For subscribers to the Athletic, I wrote a piece on the folly of the five-year deal for Edwin Díaz, based on the dismal history of deals of four years or longer for free-agent relievers. This was on the heels of last week’s ranking of the top 50 free agents this winter.
Over at Paste, I reviewed The Spill, a Pandemic-like cooperative game where players work to contain the damage from a Deepwater Horizon-like oil spill.
My free email newsletter returned last weekend, and with Twitter possibly on its way out, that’s one good way to keep up with everything I write. I’ve also set up accounts on counter.social and cohost, in case either of those proves a worthy alternative (the former is actually okay, if a bit quiet). Also, you can buy either of my books, Smart Baseball or The Inside Game, via bookshop.org at those links, or at your friendly local independent bookstore. I hear they make great holiday gifts.
And now, the links…
- Longreads first: Fiji is among the countries most at risk from the negative effects of climate change, so the country has begun moving entire villages before they end up drowned by rising sea levels. Meanwhile, Egypt is trying to discourage families from having more than two children because climate change is threatening its water supply.
- Intelligencer has a long profile of Axel Springer CEO Matthias Döpfner, whose empire includes Politico, Business Insider, and the highly influential German tabloid Bild, calling him part Murdoch and park Musk.
- Jane Gross was a pioneer among sportswriters, becoming the first woman allowed to enter an NBA clubhouse (to do her actual job) in 1975, paving the way for generations of women sportswriters who asked for nothing more than the same rights afforded to their male counterparts. Gross died this week at 75.
- Four conservative Supreme Court Justices attended a party held by the arch-right Federalist Society this week. Charles S. Pierce calls the four “lackeys” of the group that helped former President Trump shove the entire federal judiciary to the right.

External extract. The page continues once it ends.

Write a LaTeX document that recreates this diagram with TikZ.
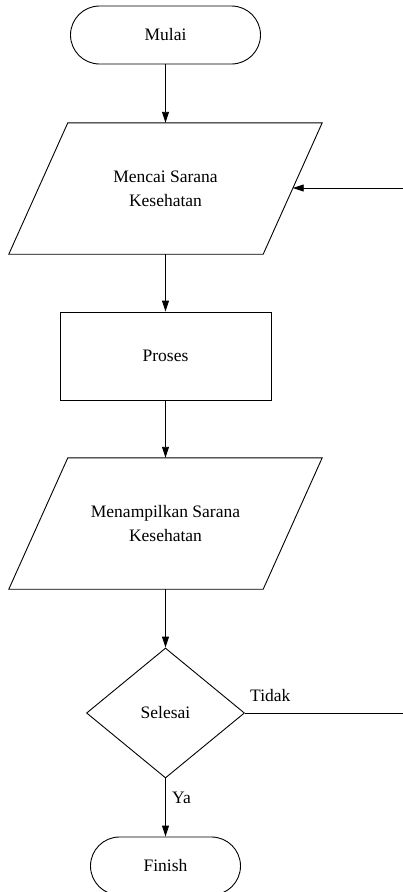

- Molly Jong-Fast wrote about Twitter’s implosion and why she’s not leaving it (yet), while one of Twitter’s own lawyers warned that Elon Musk is putting the company at risk of incurring millions of dollars in fines.
- The Washington Post has a story on how Twitter & Facebook gave a free pass to GOP election deniers this year.
- Dr. Jen Gunter, author of The Vagina Bible, wrote about medical misinformation, social media, and the illusory truth effect, concluding with some advice on how to spot and deal with misinformation when you see it.
- 60 Minutes ran a segment last Sunday on how social media algorithms further polarize the electorate.
- It doesn’t help when Fox News “sources” a bogus story from the misinformation-purveying Twitter account LibsOfTikTok. The claim attacked Michigan Gov. Gretchen Whitmer and ran the night before the election.
- The midterm results were far better for Democrats than any polls or pundits indicated. Elie Mystal says that taking this as good news is the wrong response, given how Republican gerrymandering continued to artificially boost their results in the House and in state legislatures.
- Indeed, four states used gerrymandered maps that courts had deemed illegal in this election, including Ohio, where Republicans have flat-out ignored multiple rulings saying that their map violated federal law.
- Meanwhile, Tennessee has made it harder for people convicted of felonies to vote, resulting in over a fifth of its Black citizens losing this constitutional right. That’s on top of gerrymandering the shit out of Nashville to create a red district in a heavily blue city.
- I’m sure most of you have already seen this, but the plaintiff in the suit to stop President Biden’s student loan forgiveness program themselves took a $50,000 PPP loan and accepted forgiveness for it rather than paying it back.
- The lack of a response from fellow NBA players to Kyrie Irving spreading antisemitic propaganda on social media is disappointing, writes Candace Buckner for the Washington Post.
- If you can get past the clickbait tone, there’s a good parenting tip in this article from the mother of the CEO of Youtube and the co-founder/CEO of 23AndMe.
- Claims of an “immunity debt” from several years of masking and isolation are unsupported by science. Your immune system doesn’t just forget everything it learned because you weren’t exposed to more pathogens.
- The Dragonfly 44 Galaxy appears to comprise 99% dark matter, which would challenge existing ideas of how galaxies evolve.
- Board game news: Fit to Print, a new game from the publishers of Cascadia/Calico and the designer of Wormholes & Tiny Towns, is already over $100K raised on Kickstarter in just a few days. I just played Verdant, the newest game from Flatout (the publisher), last night, and it’s excellent.